Taktisches Wählen: Probleme mit dieser Stimme?
Ich will gar nicht lang stören. Es ist nur so, dass mich in letzter Zeit Menschen fragen, was ich wählen werde, und dann erkläre ich ihnen den Gedankengang hinter meiner Wahlentscheidung, und dann sagen sie: „So habe ich darüber noch gar nicht nachgedacht.“ Manche sagen sogar: „Du hast mich überzeugt.“ Das heißt nicht, dass sie am Ende das Gleiche wählen wie ich, im Gegenteil. Aber sie wollen sich auf Basis ähnlicher Überlegungen entscheiden.

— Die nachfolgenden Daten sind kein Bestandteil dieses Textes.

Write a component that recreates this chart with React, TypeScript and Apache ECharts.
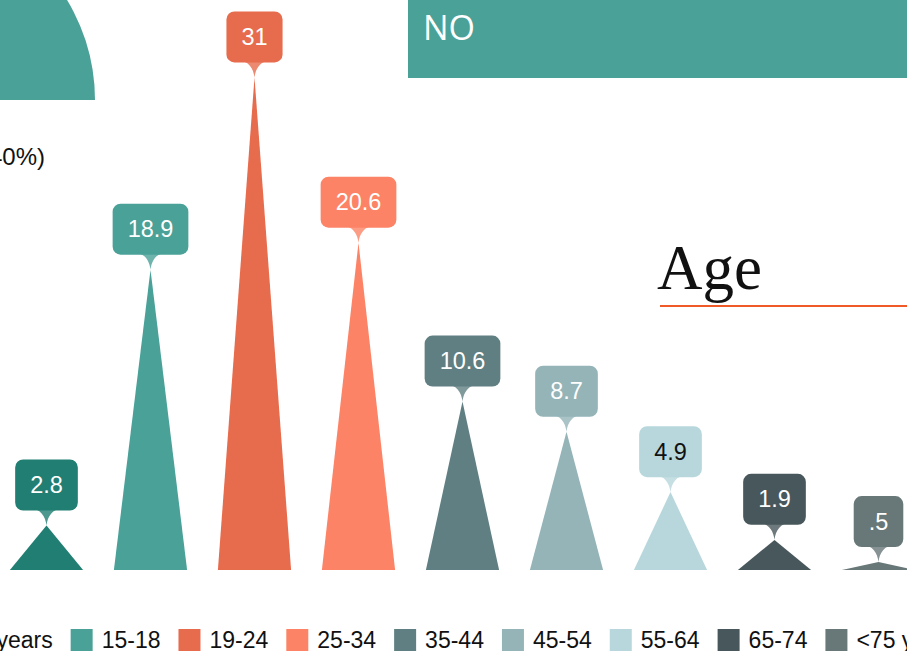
import React, { useEffect, useRef } from "react";
import * as echarts from "echarts";

const categories = ["<15 years", "15-18", "19-24", "25-34", "35-44", "45-54", "55-64", "65-74", "<75 years"];
const values = [2.8, 18.9, 31, 20.6, 10.6, 8.7, 4.9, 1.9, 0.5];
const colors = ["#217e72", "#4aa198", "#e76b4d", "#fc8366", "#607f82", "#94b4b8", "#b7d7dc", "#48575b", "#687778"];
const labelTextColors = ["#fff", "#fff", "#fff", "#fff", "#fff", "#fff", "#111", "#fff", "#fff"];

const pieNames = ["YES", "NO"];
const pieValues = [60, 40];
const pieColors = ["#e76b4d", "#4aa198"];

const SANS = '"Liberation Sans", Arial, Helvetica, sans-serif';

const fmt = (v: number) => String(v).replace(/^0\./, ".");

export default function App() {
  const ref = useRef<HTMLDivElement>(null);
  useEffect(() => {
    if (!ref.current) return;
    const chart = echarts.init(ref.current, undefined, { renderer: "svg" });

    const barSeries = categories.map((name, i) => ({
      type: "pictorialBar",
      name,
      data: values.map((v, j) => (j === i ? v : "-")),
      symbol: "triangle",
      symbolSize: [73, "100%"],
      itemStyle: { color: colors[i] },
      silent: true,
      z: 2,
      label: {
        show: true,
        position: "top",
        distance: 15,
        formatter: (p: any) => fmt(p.value),
        backgroundColor: colors[i],
        color: labelTextColors[i],
        padding: [14, 15],
        borderRadius: 8,
        fontSize: 23.5,
        lineHeight: 23,
        fontFamily: SANS,
      },
    }));

    const option: any = {
      animation: false,
      grid: { left: -5.5, right: -23.5, top: 13.9, bottom: 81, outerBoundsMode: "none", containLabel: false },
      xAxis: { type: "category", data: categories, show: false },
      yAxis: { type: "value", min: 0, max: 35, show: false },
      legend: {
        data: categories.map((name) => ({ name, icon: "rect" })),
        left: -80,
        top: 628,
        width: 1300,
        padding: 0,
        itemWidth: 22,
        itemHeight: 22,
        itemGap: 18,
        selectedMode: false,
        textStyle: {
          fontSize: 23,
          lineHeight: 24,
          color: "#111",
          fontFamily: SANS,
          padding: [0, 0, 0, 4],
        },
      },
      graphic: [
        {
          type: "rect",
          shape: { x: 408, y: -10, width: 520, height: 88 },
          style: { fill: "#4aa198" },
        },
        {
          type: "text",
          x: 423,
          y: 27,
          style: {
            text: "NO",
            fill: "#ffffff",
            fontSize: 34,
            fontFamily: '"Open Sans", "DejaVu Sans", sans-serif',
            align: "left",
            verticalAlign: "middle",
          },
        },
        {
          type: "text",
          x: 45,
          y: 156,
          style: {
            text: "(40%)",
            fill: "#111",
            fontSize: 24,
            fontFamily: SANS,
            align: "right",
            verticalAlign: "middle",
          },
        },
        {
          type: "text",
          x: 657,
          y: 268,
          style: {
            text: "Age",
            fill: "#111",
            fontSize: 63,
            fontFamily: '"Liberation Serif", "DejaVu Serif", serif',
            align: "left",
            verticalAlign: "middle",
          },
        },
        {
          type: "line",
          shape: { x1: 660, y1: 306, x2: 930, y2: 306 },
          style: { stroke: "#f05a28", lineWidth: 2 },
        },
      ],
      series: [
        {
          type: "pie",
          center: [-98, 100],
          radius: 193,
          startAngle: 180,
          silent: true,
          label: { show: false },
          labelLine: { show: false },
          data: [
            ...pieNames.map((name, i) => ({ name, value: pieValues[i], itemStyle: { color: pieColors[i] } })),
            { name: "", value: pieValues[0] + pieValues[1], itemStyle: { color: "transparent" } },
          ],
        },
        ...barSeries,
        {
          type: "scatter",
          name: "pointer",
          data: values.map((v, i) => ({ value: v, itemStyle: { color: colors[i] } })),
          symbol: "path://M0,0 L32,0 C22,0 17,8 16,17 C15,8 10,0 0,0 Z",
          symbolSize: [32, 17],
          symbolOffset: [0, -8.5],
          silent: true,
          z: 3,
        },
      ],
    };
    chart.setOption(option);
    return () => chart.dispose();
  }, []);
  return (
    <div
      ref={ref}
      style={{ position: "fixed", left: 0, top: 0, width: 907, height: 651, background: "#fff" }}
    />
  );
}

Diese Überlegungen gehen so: In Deutschland sind knapp 60 Millionen Menschen wahlberechtigt, von denen in der Regel 70 bis 80 Prozent tatsächlich wählen. Meine Stimme ist also eine unter gut 45 Millionen. Wenn ich meine Stimme einer Partei gebe, die in den Prognosen bei über zehn Prozent steht (CDU, SPD, Grüne, AfD), dann macht das sehr wenig Unterschied. Unabhängig davon, was ich wähle, nehme ich an, dass der nächste Kanzler von der CDU gestellt wird. Das steht natürlich nicht fest – Umfragen sind keine Wahlergebnisse –, aber anders als in den USA konnte man sich in Deutschland meist gut an Umfragen orientieren. Vertraut man ihnen also, wird die CDU koalieren müssen. Wahrscheinlich mit der SPD (durchschnittliche Prognose laut ZEIT ONLINE: 15,4 Prozent) oder den Grünen (13,4). Vielleicht auch mit beiden. Da die anderen großen Parteien eine Koalition mit der AfD ausschließen, wird die AfD, unabhängig davon, was ich wähle, wohl nicht mitregieren. Daran kann ich mit meiner Stimme wenig ändern, weil es in Wahrheit ziemlich egal ist, ob die CDU 29,9 oder 30,1 Prozent hat. Und wenn es mir nicht unfassbar wichtig ist, ob die CDU mit SPD oder Grünen koaliert, macht es wenig Unterschied, ob die SPD oder die Grünen ein Prozentchen mehr oder weniger bekommen.